Indeks Persepsi Korupsi Indonesia Anjlok, Risiko Politik Disebut Jadi Penyebab Utama, Ini Maksudnya
Ekonomi dan bisnis | 2 Februari 2023, 21:04 WIBJAKARTA, KOMPAS.TV - Deputi Sekretaris Jenderal Transparency International Indonesia (TII) Wawan Heru Suyatmiko menjelaskan bahwa anjloknya Indeks Persepsi Korupsi (IPK) di Indonesia disebabkan turunnya Political Risk Services (PRS) atau risiko politik.
Wawan mengungkapkan, ia mengaku terkejut dengan anjloknya nilai IPK di Indonesia yang biasanya turun satu atau naik satu tiap tahunnya.
"Jadi memang, kami sebagai peneliti juga merasa terkejut, karena selama beberapa tahun terakhir, setidaknya sepanjang tahun 2012-2022, sepuluh tahun terakhir ya, kami memonitor bahwa pergerakan naik satu, turun satu, stagnan," buka Wawan dalam program Sapa Indonesia Malam di Kompas TV, Kamis (2/2/2023).
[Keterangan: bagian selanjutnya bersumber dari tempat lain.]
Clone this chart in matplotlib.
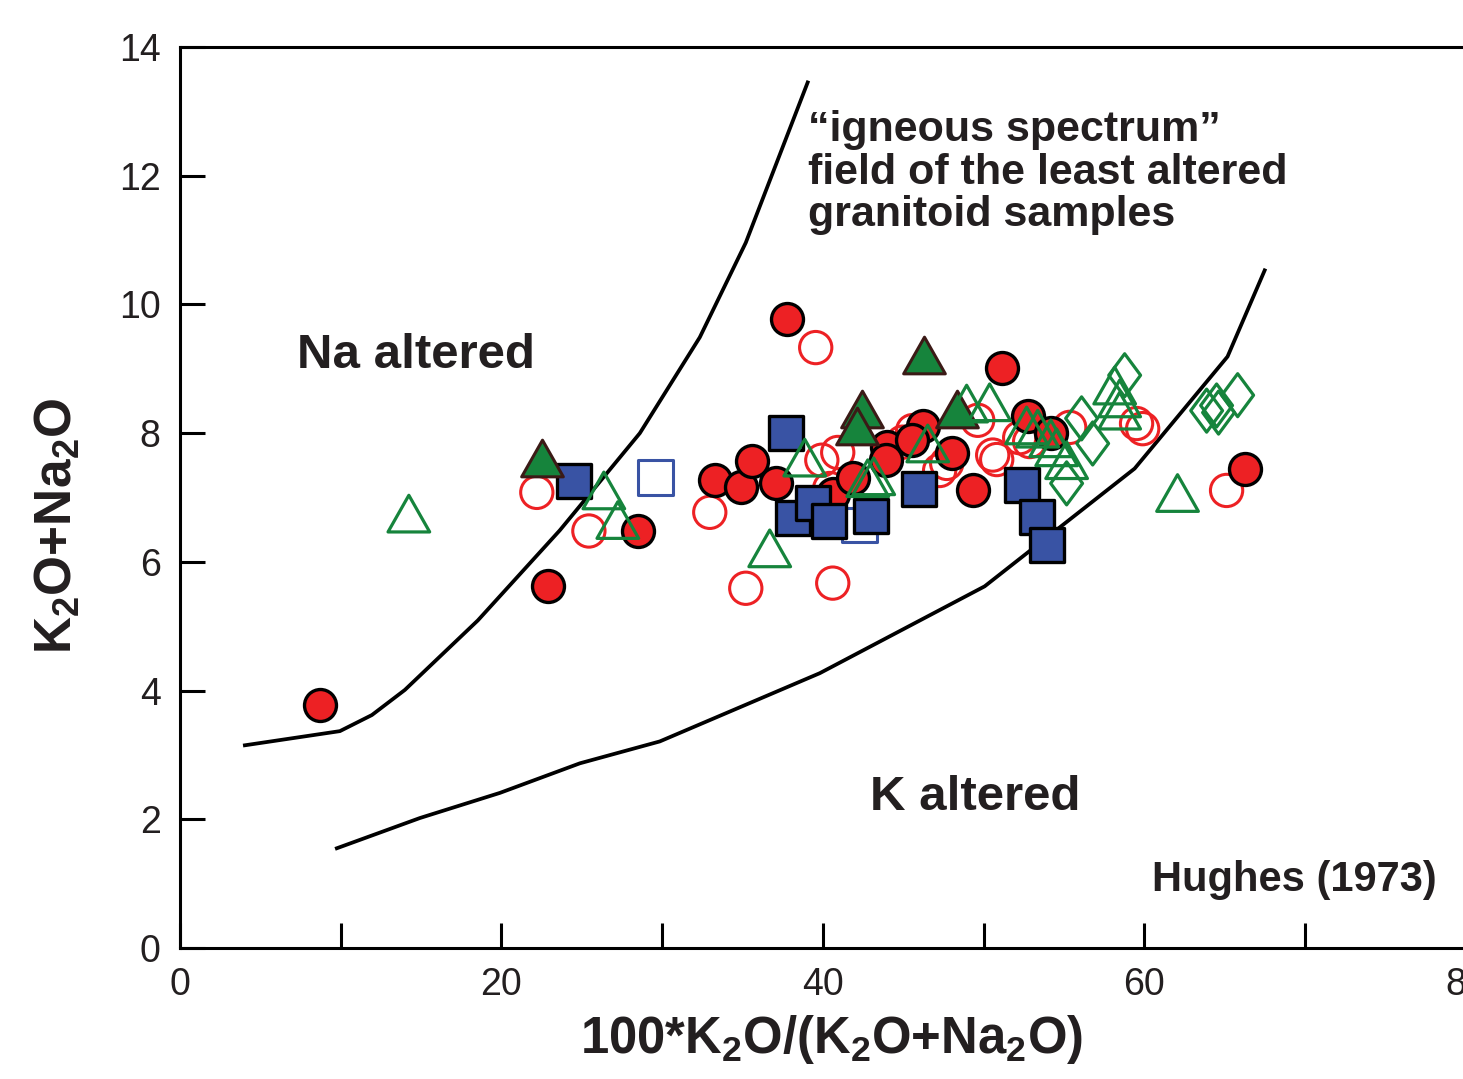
import matplotlib
matplotlib.use("Agg")
import matplotlib.pyplot as plt
from matplotlib.path import Path
import numpy as np

plt.rcParams['font.family'] = ['Liberation Sans', 'DejaVu Sans']
plt.rcParams['mathtext.fontset'] = 'custom'
plt.rcParams['mathtext.rm'] = 'Liberation Sans:bold'
plt.rcParams['mathtext.bf'] = 'Liberation Sans:bold'
plt.rcParams['mathtext.default'] = 'rm'

# batas lapangan "igneous spectrum" (Hughes 1973)
left_x = [4.04, 9.95, 11.94, 13.99, 18.53, 23.63, 28.61, 32.34, 35.20, 39.05]
left_y = [3.15, 3.37, 3.62, 4.01, 5.09, 6.49, 8.00, 9.49, 10.96, 13.45]
right_x = [9.76, 14.93, 19.90, 24.88, 29.85, 39.80, 50.06, 59.39, 65.17, 67.48]
right_y = [1.55, 2.02, 2.41, 2.87, 3.21, 4.27, 5.62, 7.45, 9.19, 10.53]

# lingkaran merah terisi
fc_x = [8.71, 22.89, 28.48, 37.75, 33.27, 34.89, 35.57, 37.06, 40.61, 41.85,
        43.97, 43.91, 46.21, 45.52, 48.01, 49.32, 51.12, 52.74, 54.17, 66.23]
fc_y = [3.77, 5.62, 6.48, 9.78, 7.28, 7.16, 7.56, 7.22, 7.05, 7.31,
        7.78, 7.59, 8.11, 7.89, 7.69, 7.11, 9.01, 8.26, 8.01, 7.44]

# lingkaran merah kosong
oc_x = [22.20, 25.44, 32.96, 35.20, 39.55, 40.61, 39.93, 40.92, 40.42, 45.58,
        44.96, 47.26, 47.70, 49.63, 50.56, 50.81, 52.24, 52.86, 55.35, 59.51,
        59.89, 65.11]
oc_y = [7.08, 6.48, 6.77, 5.59, 9.33, 5.67, 7.58, 7.70, 7.14, 8.04,
        7.86, 7.42, 7.53, 8.20, 7.66, 7.59, 7.93, 7.87, 8.09, 8.15,
        8.07, 7.11]

# kotak biru terisi / kosong
fs_x = [24.50, 37.69, 38.12, 39.37, 40.36, 42.97, 45.96, 52.36, 53.30, 53.92]
fs_y = [7.25, 8.00, 6.68, 6.91, 6.63, 6.72, 7.14, 7.19, 6.69, 6.26]
os_x = [29.60, 42.29]
os_y = [7.31, 6.57]

# segitiga hijau terisi / kosong
ft_x = [22.51, 46.27, 42.41, 42.10, 48.32]
ft_y = [7.62, 9.21, 8.37, 8.11, 8.37]
ot_x = [14.24, 26.37, 27.24, 36.69, 38.87, 42.79, 43.16, 46.52, 48.94, 50.37,
        52.67, 53.36, 54.17, 54.54, 55.16, 58.15, 58.46, 58.46, 62.06]
ot_y = [6.75, 7.11, 6.65, 6.21, 7.62, 7.30, 7.33, 7.84, 8.46, 8.48,
        8.12, 8.07, 7.92, 7.78, 7.58, 8.74, 8.54, 8.35, 7.07]

# belah ketupat hijau kosong
od_x = [58.77, 56.09, 56.78, 55.16, 63.87, 64.49, 64.61, 65.80]
od_y = [8.90, 8.23, 7.84, 7.22, 8.35, 8.43, 8.32, 8.59]

red = '#ED2124'
blue = '#3953A4'
green = '#16843C'
# marker poligon tertutup supaya sudutnya rapat
tri = Path([(0, 0.88), (-1, -0.88), (1, -0.88), (0, 0)], closed=True)
dia = Path([(0, 1), (0.74, 0), (0, -1), (-0.74, 0), (0, 0)], closed=True)

fig = plt.figure(figsize=(14.63, 10.79), dpi=100)
ax = fig.add_axes([0.123, 0.1214, 0.879, 0.835])

ax.plot(left_x, left_y, color='black', lw=2.7, zorder=1)
ax.plot(right_x, right_y, color='black', lw=2.7, zorder=1)

ax.scatter(oc_x, oc_y, s=540, facecolors='none', edgecolors=red, linewidths=2.2, zorder=2)
ax.scatter(os_x, os_y, s=620, marker='s', facecolors='none', edgecolors=blue, linewidths=2.2, zorder=3)
ax.scatter(fc_x, fc_y, s=530, facecolors=red, edgecolors='black', linewidths=2.4, zorder=4)
ax.scatter(fs_x, fs_y, s=630, marker='s', facecolors=blue, edgecolors='black', linewidths=2.4, zorder=5)
ax.scatter(ft_x, ft_y, s=900, marker=tri, facecolors=green, edgecolors='#3B1A16', linewidths=2.2, zorder=6)
ax.scatter(ot_x, ot_y, s=900, marker=tri, facecolors='none', edgecolors=green, linewidths=2.3, zorder=7)
ax.scatter(od_x, od_y, s=960, marker=dia, facecolors='none', edgecolors=green, linewidths=2.3, zorder=8)

ax.text(7.28, 9.21, 'Na altered', fontsize=35.5, fontweight='bold', va='center', color='#231F20')
ax.text(42.9, 2.34, 'K altered', fontsize=35.5, fontweight='bold', va='center', color='#231F20')
ax.text(60.45, 1.06, 'Hughes (1973)', fontsize=30, fontweight='bold', va='center', color='#231F20')
ax.text(39.05, 12.05, '\u201cigneous spectrum\u201d\nfield of the least altered\ngranitoid samples',
        fontsize=31, fontweight='bold', va='center', ha='left', linespacing=1.08, color='#231F20')

ax.set_xlim(0, 80)
ax.set_ylim(0, 14)
ax.set_xticks(np.arange(0, 81, 10))
ax.set_xticklabels(['0', '', '20', '', '40', '', '60', '', '80'])
ax.set_yticks(np.arange(0, 15, 2))
ax.tick_params(direction='in', length=18, width=2.2, labelsize=27, pad=14, colors='black')
ax.tick_params(axis='x', labelcolor='#231F20')
ax.tick_params(axis='y', labelcolor='#231F20')
ax.spines['right'].set_visible(False)
for s in ['left', 'bottom', 'top']:
    ax.spines[s].set_linewidth(2.2)

fig.text(831 / 1463, 1 - 1040 / 1079, '100*K$_2$O/(K$_2$O+Na$_2$O)', fontsize=36.5,
         fontweight='bold', ha='center', va='center', color='#231F20')
fig.text(58 / 1463, 1 - 526 / 1079, 'K$_2$O+Na$_2$O', fontsize=37, fontweight='bold',
         ha='center', va='center', rotation=90, color='#231F20')

fig.savefig('out.png', dpi=100)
"Tapi tiba-tiba guncangan itu terjadi pada 2019 ke 2020, itu mulai pertama kali kita drop sampai dengan tiga poin. Kami memberi sejumlah masukan, artinya bahwa di sisi politik, sisi ekonomi, dan sisi penegakan hukum, itu harus berjalan beriringan tiga-tiganya, ya. Tidak boleh mana yang lebih duluan, mana yang ditinggalkan," paparnya.
"Nah, kemudian kita memetik hasil di tahun 2021, naik satu poin. Tetapi yang justru menjaga ritme kerja bareng bertiga ini, kembali kendor. Di mana? Di sisi politiknya," tuturnya.
"Karena turun empat poin skor CPI (Corruption Perception Index) kita tahun 2022 itu, sumbangan tertingginya adalah dari PRS (Political Risk Services). Itu drop sampai 13 poin," terangnya.
Wawan kemudian menjelaskan, sisi risiko politik menjadi masalah yang dihadapi oleh investor yang mau berbisnis di Indonesia.
Baca Juga: Jokowi Minta SPBE Dikebut untuk Tekan Korupsi, Menpan-RB: Ini Bukan Sekadar Digitalisasi
"Political risk bicara apa? Political Risk Services itu bicara soal bagaimana risiko politik yang dihadapi pelaku usaha, oleh investor, ketika mereka mau berusaha di Indonesia," lanjutnya.
"Kalau dijabarkan dalam Political Risk Services, ada setidaknya tiga hal atau indikator yang paling mengemuka. Yang pertama adalah soal konflik kepentingan yang terjadi antara pejabat atau politisi dengan pelaku bisnis," tuturnya.